Le bonus pension a-t-il l’effet souhaité?

« Le cas de votre lecteur qui n’a pas pu profiter du bonus pension est malheureux. Il n’est pas possible d’être rétroactif en la matière », disent en choeur les experts que nous avons interrogés à ce sujet. Il y a en outre la question de l’efficacité réelle de ce bonus qui est posée. « Une somme mensuelle de quelques euros supplémentaire au-delà de l’âge de la pension anticipée, qui cela va-t-il convaincre? Ce n’est pas ce bonus qui va booster le taux d’emploi à 80%. » », s’interroge Jean Hindriks, président de l’Economics School of Louvain. Il a participé à l’ancienne commission de réforme des pensions.

« Le bonus a-t-il vraiment un effet? Des études n’ont-elles pas déjà montré le contraire? , embraye Michel Wuyts de chez Fediplus, une organisation experte en gestion des fins de carrière et en matière de pension. On parle aujourd’hui, de la réintroduction d’un bonus de pension annuel de 2 € à 3 € brut pour chaque jour presté après 42 années de carrière. Un tel système, plus ou moins équivalent, a existé dans le passé mais il a été supprimé en raison d’un coût trop élevé et de sa faible incidence sur le taux d’emploi des plus âgés. » Selon le Bureau fédéral du plan, le bonus pension coûterait 33 millions d’euros aux finances publiques en 2030 et 343 millions en 2040. « L’inefficacité d’un tel système est probable. un système de bonus ne serait efficace et logique que dans l’hypothèse d’un couplage avec un malus », selon Fediplus. Un malus? Oui, car dans d’autres pays, on applique un malus, de 4 à 6% par année d’anticipation de la pension. Ce qui incité les personnes à rester plus longtemps sur le marché du travail.

Tous les observateurs ne sont cependant pas si critiques sur le sujet. Pour Étienne de Callataÿ, spécialiste des finances publiques et économiste en chef d’Orcadia, ce nouveau bonus est un des bons points de la réforme. Il a le mérite d’encourager le travail. « On fait le lien entre ce que la personne a cotisé et ce qu’elle reçoit », explique-t-il. Car la personne qui travaille plus longtemps participe plus longtemps au financement tout en profitant moins de sa pension. « C’est un énorme service rendu à la collectivité et il est tout à fait logique de l’encourager. »

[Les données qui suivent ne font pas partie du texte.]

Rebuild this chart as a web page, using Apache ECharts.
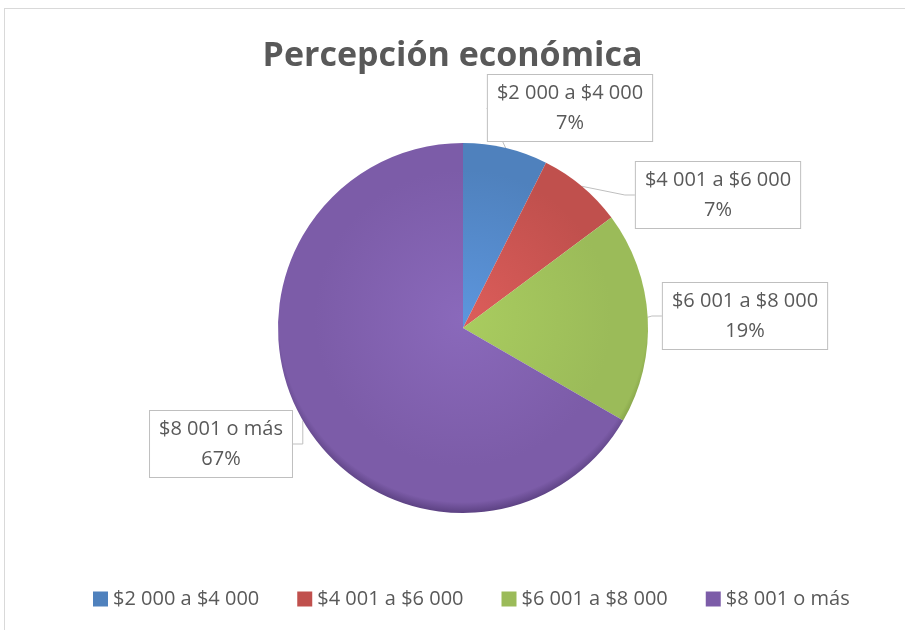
<!DOCTYPE html>
<html>
<head>
<meta charset="utf-8">
<script src="https://cdn.jsdelivr.net/npm/echarts@6/dist/echarts.min.js"></script>
<style>
  html, body { margin: 0; padding: 0; background: #fff; }
  #frame {
    position: absolute; left: 4px; top: 8px; width: 905px; height: 630px;
    border-top: 1px solid #d9d9d9; border-left: 1px solid #d9d9d9;
  }
  #chart { position: absolute; left: 0; top: 0; width: 905px; height: 630px; }
</style>
</head>
<body>
<div id="frame"></div>
<div id="chart"></div>
<script>
  // respondents per income range (percentages shown are computed by ECharts)
  const categories = ['$2 000 a $4 000', '$4 001 a $6 000', '$6 001 a $8 000', '$8 001 o más'];
  const counts = [2, 2, 5, 18];
  const baseColors = ['#4f81bd', '#c0504d', '#9bbb59', '#7c5ca8'];
  const lightColors = ['#5c95dc', '#dc5d5a', '#a9cc5f', '#8a69bb'];
  const darkColors = ['#36598a', '#8c3532', '#6f8a37', '#533a78'];
  // where each callout box sits (centre of box)
  const labelSpots = [[570, 108], [718, 195], [745, 316], [221, 444]];

  const chart = echarts.init(document.getElementById('chart'));

  chart.setOption({
    animation: false,
    title: {
      text: 'Percepción económica',
      left: 'center',
      top: 34,
      textStyle: {
        fontFamily: 'Open Sans',
        fontWeight: 'bold',
        fontSize: 34,
        color: '#595959'
      }
    },
    legend: {
      top: 584,
      left: 88,
      itemWidth: 15,
      itemHeight: 15,
      itemGap: 38,
      icon: 'rect',
      textStyle: {
        fontFamily: 'Open Sans',
        fontSize: 20,
        color: '#595959'
      },
      data: categories.map((c, i) => ({ name: c, itemStyle: { color: baseColors[i] } }))
    },
    series: [{
      type: 'pie',
      center: [463, 328],
      radius: [0, 185],
      startAngle: 90,
      clockwise: true,
      percentPrecision: 0,
      data: categories.map((c, i) => ({
        name: c,
        value: counts[i],
        itemStyle: {
          color: {
            type: 'radial', x: 463, y: 318, r: 198, global: true,
            colorStops: [
              {offset: 0, color: lightColors[i]},
              {offset: 0.75, color: baseColors[i]},
              {offset: 0.93, color: baseColors[i]},
              {offset: 1, color: darkColors[i]}
            ]
          }
        }
      })),
      itemStyle: { borderWidth: 0 },
      label: {
        show: true,
        formatter: '{b}\n{d}%',
        fontFamily: 'Open Sans',
        fontSize: 20,
        lineHeight: 30,
        color: '#595959',
        align: 'center',
        backgroundColor: '#fff',
        borderColor: '#bfbfbf',
        borderWidth: 1,
        padding: [3, 9, 3, 9]
      },
      labelLine: {
        show: true,
        length: 10,
        length2: 10,
        lineStyle: { color: '#bfbfbf', width: 1 }
      },
      labelLayout: function (params) {
        const p = labelSpots[params.dataIndex];
        return { x: p[0], y: p[1], align: 'center', verticalAlign: 'middle' };
      }
    }]
  });
</script>
</body>
</html>
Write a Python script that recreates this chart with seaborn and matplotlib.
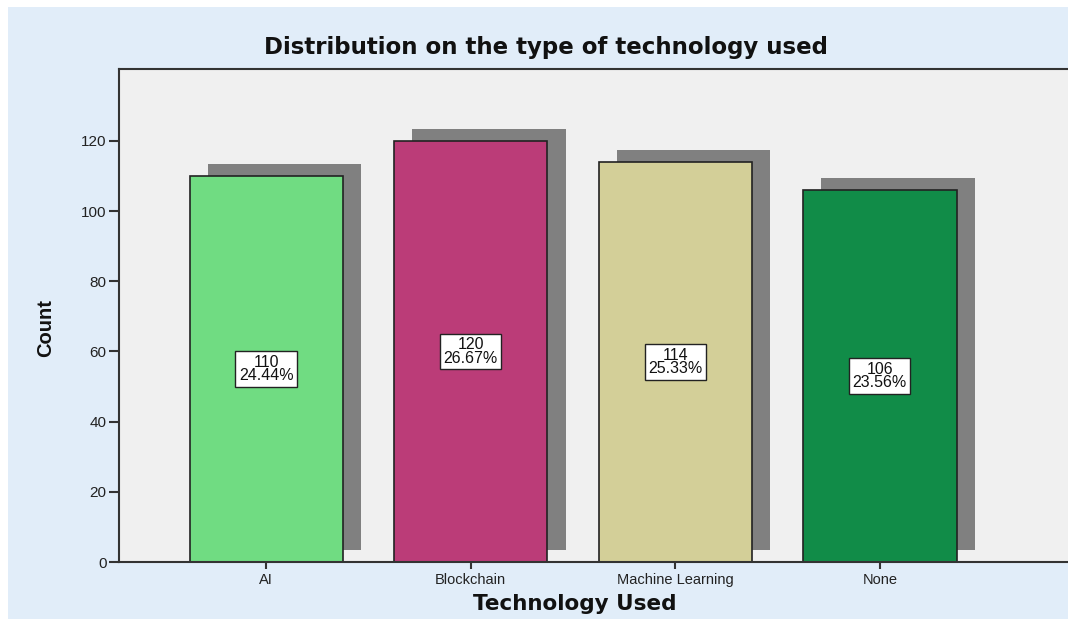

Quelques ajustements nécessaires?

Le Bureau du plan estime que les trois mesures de la réforme des pensions entraîneront un surcoût budgétaire de 0,1% de PIB à l’horizon 2070. Comme expliqué juste au-dessus, la réintroduction d’un bonus pension expliquerait le surcoût constaté. Car même si dans un premier temps, la mesure permettra des économies, la tendance s’inversera ensuite, selon les experts. La ministre des Pensions, Karine Lalieux (PS) devra dès lors rapidement trouver des mesures de compensation, alors que ces mesures doivent être budgétairement neutres. De son côté, le vice-premier ministre Vincent Van Quickenborne (Open VLD), plaide en faveur de mesures supplémentaires pour encourager l’allongement de la vie professionnelle et maîtriser les coûts du vieillissement de la population.